• _WHAT YOU HAVE TO DO_: Gather all lines with "this" from the records.

• _EXTRACTED DATA_:
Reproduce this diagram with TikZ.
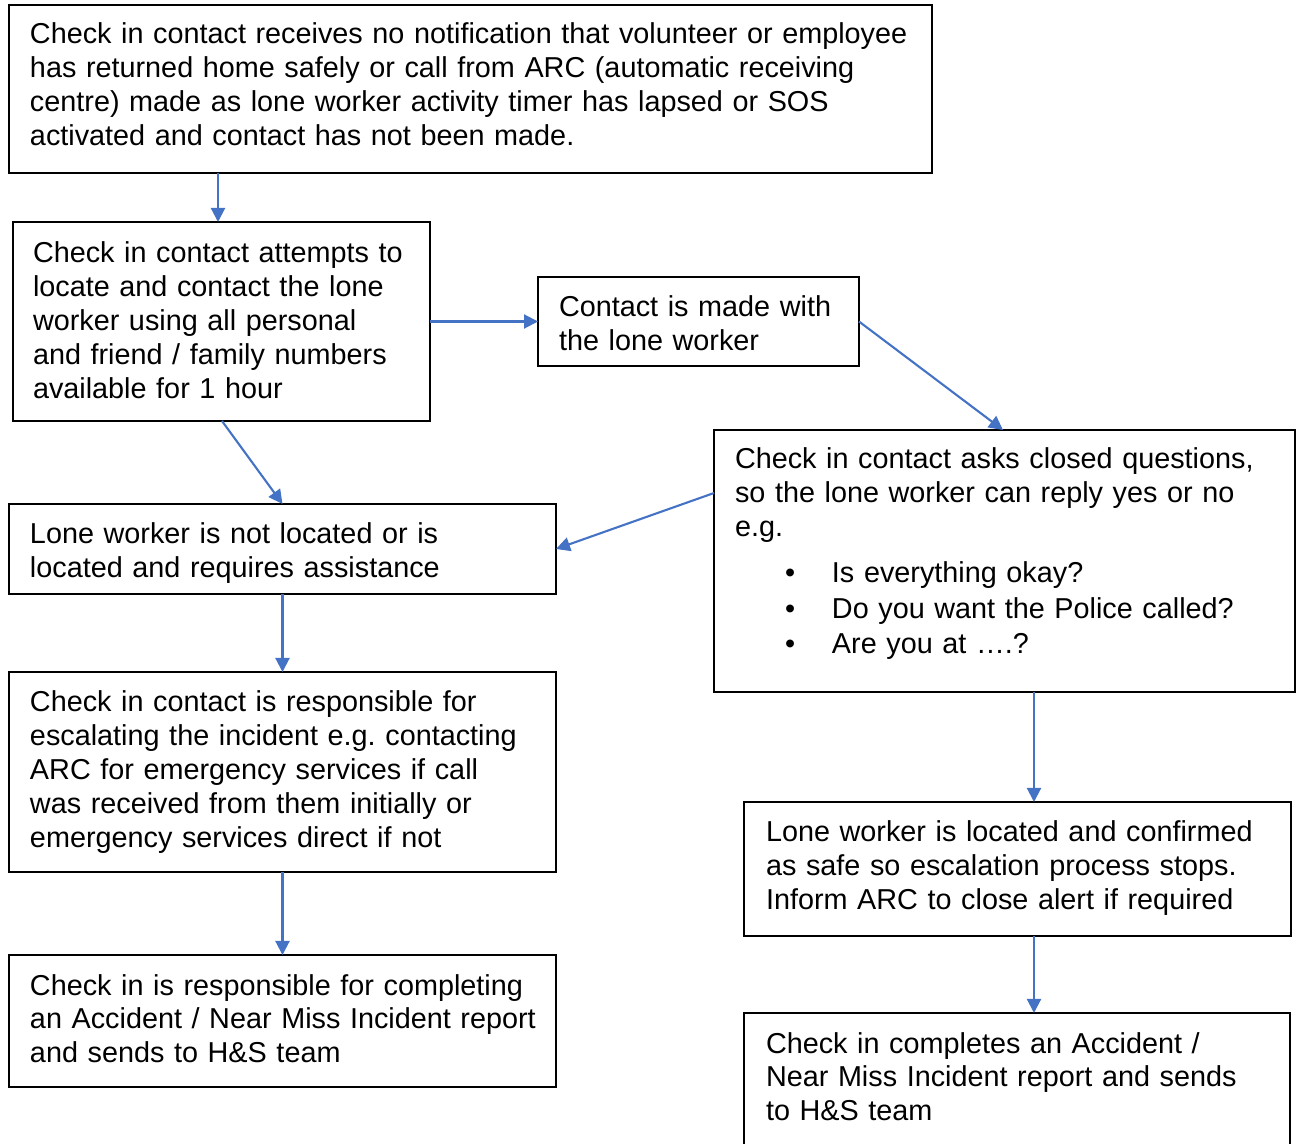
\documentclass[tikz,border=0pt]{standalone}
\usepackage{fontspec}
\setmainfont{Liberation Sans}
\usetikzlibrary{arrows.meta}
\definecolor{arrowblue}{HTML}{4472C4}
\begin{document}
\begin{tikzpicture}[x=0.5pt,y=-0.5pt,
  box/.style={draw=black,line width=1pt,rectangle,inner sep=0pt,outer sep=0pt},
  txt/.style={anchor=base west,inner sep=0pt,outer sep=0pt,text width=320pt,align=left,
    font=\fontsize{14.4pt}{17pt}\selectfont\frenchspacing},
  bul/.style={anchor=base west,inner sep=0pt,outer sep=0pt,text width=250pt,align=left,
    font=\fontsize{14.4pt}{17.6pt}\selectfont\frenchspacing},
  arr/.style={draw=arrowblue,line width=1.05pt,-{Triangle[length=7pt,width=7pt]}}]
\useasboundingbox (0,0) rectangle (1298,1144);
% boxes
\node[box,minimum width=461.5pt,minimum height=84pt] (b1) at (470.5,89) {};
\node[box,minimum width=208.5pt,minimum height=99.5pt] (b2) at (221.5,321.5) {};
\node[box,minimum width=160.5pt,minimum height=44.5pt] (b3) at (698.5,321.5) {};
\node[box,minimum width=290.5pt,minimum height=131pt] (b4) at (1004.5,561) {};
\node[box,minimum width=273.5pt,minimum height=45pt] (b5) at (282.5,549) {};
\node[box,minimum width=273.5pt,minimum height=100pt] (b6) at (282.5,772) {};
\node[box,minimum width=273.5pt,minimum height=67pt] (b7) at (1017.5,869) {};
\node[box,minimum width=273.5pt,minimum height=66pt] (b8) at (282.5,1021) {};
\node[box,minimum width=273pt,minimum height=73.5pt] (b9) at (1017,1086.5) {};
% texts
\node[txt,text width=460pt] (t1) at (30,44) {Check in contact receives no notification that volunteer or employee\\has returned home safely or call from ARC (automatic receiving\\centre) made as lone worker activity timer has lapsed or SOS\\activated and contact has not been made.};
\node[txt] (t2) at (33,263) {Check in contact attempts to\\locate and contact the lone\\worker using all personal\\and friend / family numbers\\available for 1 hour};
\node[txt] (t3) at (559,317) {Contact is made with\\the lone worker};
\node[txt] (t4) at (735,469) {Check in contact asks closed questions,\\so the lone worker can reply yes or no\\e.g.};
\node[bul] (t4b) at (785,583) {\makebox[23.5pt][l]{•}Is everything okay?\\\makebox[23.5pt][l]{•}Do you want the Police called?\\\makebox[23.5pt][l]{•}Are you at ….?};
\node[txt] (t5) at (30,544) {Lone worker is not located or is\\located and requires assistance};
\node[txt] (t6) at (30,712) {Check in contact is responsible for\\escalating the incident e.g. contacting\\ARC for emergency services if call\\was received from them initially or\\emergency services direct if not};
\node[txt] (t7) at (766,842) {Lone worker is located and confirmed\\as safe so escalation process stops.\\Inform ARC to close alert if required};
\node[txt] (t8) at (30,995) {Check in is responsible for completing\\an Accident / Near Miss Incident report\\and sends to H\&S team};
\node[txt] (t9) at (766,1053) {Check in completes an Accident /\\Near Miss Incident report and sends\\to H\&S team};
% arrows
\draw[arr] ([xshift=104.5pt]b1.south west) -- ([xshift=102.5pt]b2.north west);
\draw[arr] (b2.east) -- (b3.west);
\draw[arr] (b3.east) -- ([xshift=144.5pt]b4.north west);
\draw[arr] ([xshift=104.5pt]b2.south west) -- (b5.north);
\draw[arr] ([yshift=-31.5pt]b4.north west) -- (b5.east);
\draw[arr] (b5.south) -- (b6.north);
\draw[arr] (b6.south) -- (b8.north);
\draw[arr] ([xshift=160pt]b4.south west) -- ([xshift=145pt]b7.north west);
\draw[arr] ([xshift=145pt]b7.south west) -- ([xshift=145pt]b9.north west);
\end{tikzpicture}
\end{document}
* * *
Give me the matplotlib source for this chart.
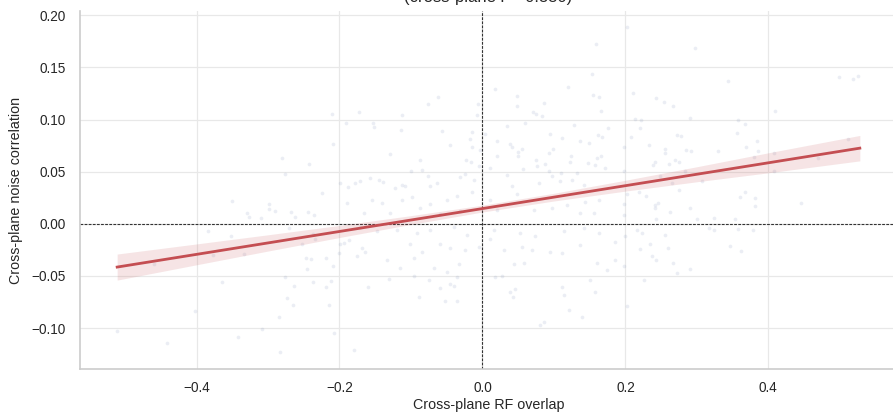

• _RESULT_:
Reproduce this diagram with TikZ.
Give me the matplotlib source for this chart.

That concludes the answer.